"""

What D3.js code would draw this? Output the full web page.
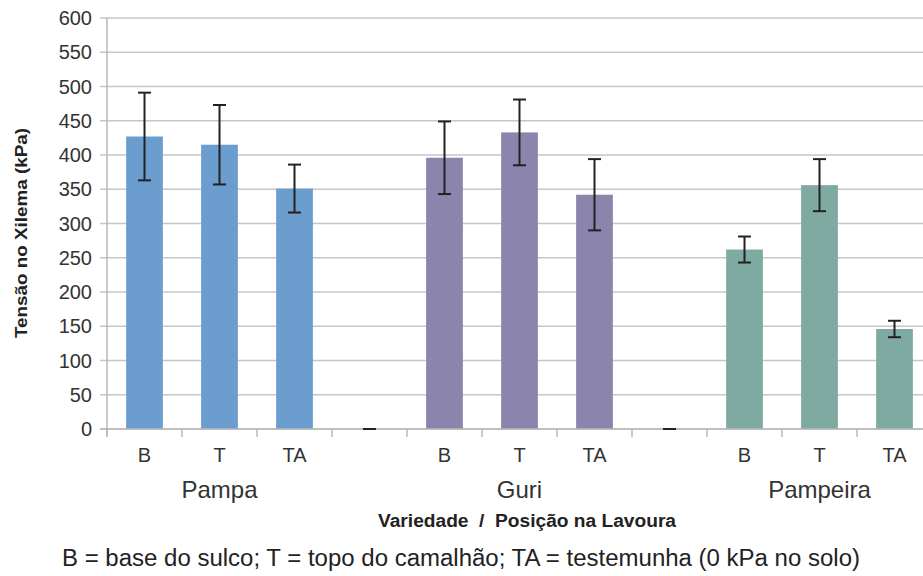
<!DOCTYPE html>
<html>
<head>
<meta charset="utf-8">
<script src="https://cdn.jsdelivr.net/npm/d3@7"></script>
<style>
  body { margin:0; background:#fff; }
  svg { display:block; font-family:"Liberation Sans", Arial, sans-serif; }
  .grid line { stroke:#c6c6c6; stroke-width:1.5; }
  .tick-label { fill:#333; font-size:20px; }
</style>
</head>
<body>
<script>
// categories: 3 varieties x 3 positions, with an empty slot between groups
var positions = ["B", "T", "TA", "", "B", "T", "TA", "", "B", "T", "TA"];
var variety   = ["Pampa", "Pampa", "Pampa", null, "Guri", "Guri", "Guri", null, "Pampeira", "Pampeira", "Pampeira"];
var tension   = [427, 415, 351, 0, 396, 433, 342, 0, 262, 356, 146];
var errors    = [64, 58, 35, 0, 53, 48, 52, 0, 19, 38, 12];
var groups    = ["Pampa", "Guri", "Pampeira"];
var yTicks    = [0, 50, 100, 150, 200, 250, 300, 350, 400, 450, 500, 550, 600];

var colors = { "Pampa": "#6c9dcf", "Guri": "#8b85ae", "Pampeira": "#7eaaa2" };

var width = 923, height = 576;
var mLeft = 107, mRight = 932, mTop = 18, mBottom = 429;

var svg = d3.select("body").append("svg")
  .attr("width", width)
  .attr("height", height);

var x = d3.scaleBand()
  .domain(d3.range(positions.length))
  .range([mLeft, mRight])
  .paddingInner(0);

var y = d3.scaleLinear()
  .domain([0, 600])
  .range([mBottom, mTop]);

var rows = tension.map(function(v, i) {
  return { i: i, v: v, err: errors[i], variety: variety[i] };
});

// horizontal grid
svg.append("g").attr("class", "grid")
  .selectAll("line")
  .data(yTicks)
  .enter().append("line")
  .attr("x1", mLeft - 7)
  .attr("x2", mRight)
  .attr("y1", d => y(d))
  .attr("y2", d => y(d));

// y axis line
svg.append("line")
  .attr("x1", mLeft).attr("x2", mLeft)
  .attr("y1", mTop).attr("y2", mBottom + 8)
  .attr("stroke", "#b8b8b8").attr("stroke-width", 1.5);

// y tick labels
svg.append("g")
  .selectAll("text")
  .data(yTicks)
  .enter().append("text")
  .attr("class", "tick-label")
  .attr("x", mLeft - 15)
  .attr("y", d => y(d))
  .attr("dy", "0.35em")
  .attr("text-anchor", "end")
  .text(d => d);

// x axis ticks at band boundaries
var bounds = d3.range(positions.length + 1).map(function(i) {
  return i < positions.length ? x(i) : x(i - 1) + x.bandwidth();
});
svg.append("g")
  .selectAll("line")
  .data(bounds)
  .enter().append("line")
  .attr("x1", d => d).attr("x2", d => d)
  .attr("y1", mBottom).attr("y2", mBottom + 8)
  .attr("stroke", "#b8b8b8").attr("stroke-width", 1.5);

// bars
var bw = x.bandwidth() * 0.49;
svg.append("g")
  .selectAll("rect")
  .data(rows.filter(d => d.variety !== null))
  .enter().append("rect")
  .attr("x", d => x(d.i) + (x.bandwidth() - bw) / 2)
  .attr("y", d => y(d.v))
  .attr("width", bw)
  .attr("height", d => mBottom - y(d.v))
  .attr("fill", d => colors[d.variety]);

// x axis baseline
svg.append("line")
  .attr("x1", mLeft - 7).attr("x2", mRight)
  .attr("y1", mBottom).attr("y2", mBottom)
  .attr("stroke", "#b8b8b8").attr("stroke-width", 1.5);

// error bars
var cap = 6.5;
var eb = svg.append("g").attr("stroke", "#222").attr("stroke-width", 2);
rows.forEach(function(d) {
  var cx = x(d.i) + x.bandwidth() / 2;
  var hi = y(d.v + d.err), lo = y(d.v - d.err);
  eb.append("line").attr("x1", cx).attr("x2", cx).attr("y1", hi).attr("y2", lo);
  eb.append("line").attr("x1", cx - cap).attr("x2", cx + cap).attr("y1", hi).attr("y2", hi);
  eb.append("line").attr("x1", cx - cap).attr("x2", cx + cap).attr("y1", lo).attr("y2", lo);
});

// position labels
svg.append("g")
  .selectAll("text")
  .data(positions)
  .enter().append("text")
  .attr("class", "tick-label")
  .attr("x", function(d, i) { return x(i) + x.bandwidth() / 2; })
  .attr("y", 462)
  .attr("text-anchor", "middle")
  .text(d => d);

// variety labels
svg.append("g")
  .selectAll("text")
  .data(groups)
  .enter().append("text")
  .attr("fill", "#333")
  .attr("font-size", "24px")
  .attr("text-anchor", "middle")
  .attr("y", 498)
  .attr("x", function(g) {
    var idx = d3.range(variety.length).filter(i => variety[i] === g);
    return (x(idx[0]) + x(idx[idx.length - 1]) + x.bandwidth()) / 2;
  })
  .text(d => d);

// axis titles
svg.append("text")
  .attr("x", 527).attr("y", 527)
  .attr("text-anchor", "middle")
  .attr("font-size", "18px").attr("font-weight", "bold").attr("fill", "#222")
  .attr("textLength", 298).attr("lengthAdjust", "spacingAndGlyphs")
  .attr("xml:space", "preserve")
  .text("Variedade  /  Posição na Lavoura");

svg.append("text")
  .attr("transform", "translate(27,233) rotate(-90)")
  .attr("text-anchor", "middle")
  .attr("font-size", "17px").attr("font-weight", "bold").attr("fill", "#222")
  .attr("textLength", 210).attr("lengthAdjust", "spacingAndGlyphs")
  .text("Tensão no Xilema (kPa)");

// footnote
svg.append("text")
  .attr("x", 461).attr("y", 566)
  .attr("text-anchor", "middle")
  .attr("font-size", "23px").attr("fill", "#222")
  .attr("textLength", 798).attr("lengthAdjust", "spacingAndGlyphs")
  .text("B = base do sulco; T = topo do camalhão; TA = testemunha (0 kPa no solo)");
</script>
</body>
</html>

"""

**THE REQUEST**
The lines from the start of the data through the line that contains "500, 550, 600];" are to be returned exactly, please, with both ends included and every picture left out.

**REPLY**
What D3.js code would draw this? Output the full web page.
<!DOCTYPE html>
<html>
<head>
<meta charset="utf-8">
<script src="https://cdn.jsdelivr.net/npm/d3@7"></script>
<style>
  body { margin:0; background:#fff; }
  svg { display:block; font-family:"Liberation Sans", Arial, sans-serif; }
  .grid line { stroke:#c6c6c6; stroke-width:1.5; }
  .tick-label { fill:#333; font-size:20px; }
</style>
</head>
<body>
<script>
// categories: 3 varieties x 3 positions, with an empty slot between groups
var positions = ["B", "T", "TA", "", "B", "T", "TA", "", "B", "T", "TA"];
var variety   = ["Pampa", "Pampa", "Pampa", null, "Guri", "Guri", "Guri", null, "Pampeira", "Pampeira", "Pampeira"];
var tension   = [427, 415, 351, 0, 396, 433, 342, 0, 262, 356, 146];
var errors    = [64, 58, 35, 0, 53, 48, 52, 0, 19, 38, 12];
var groups    = ["Pampa", "Guri", "Pampeira"];
var yTicks    = [0, 50, 100, 150, 200, 250, 300, 350, 400, 450, 500, 550, 600];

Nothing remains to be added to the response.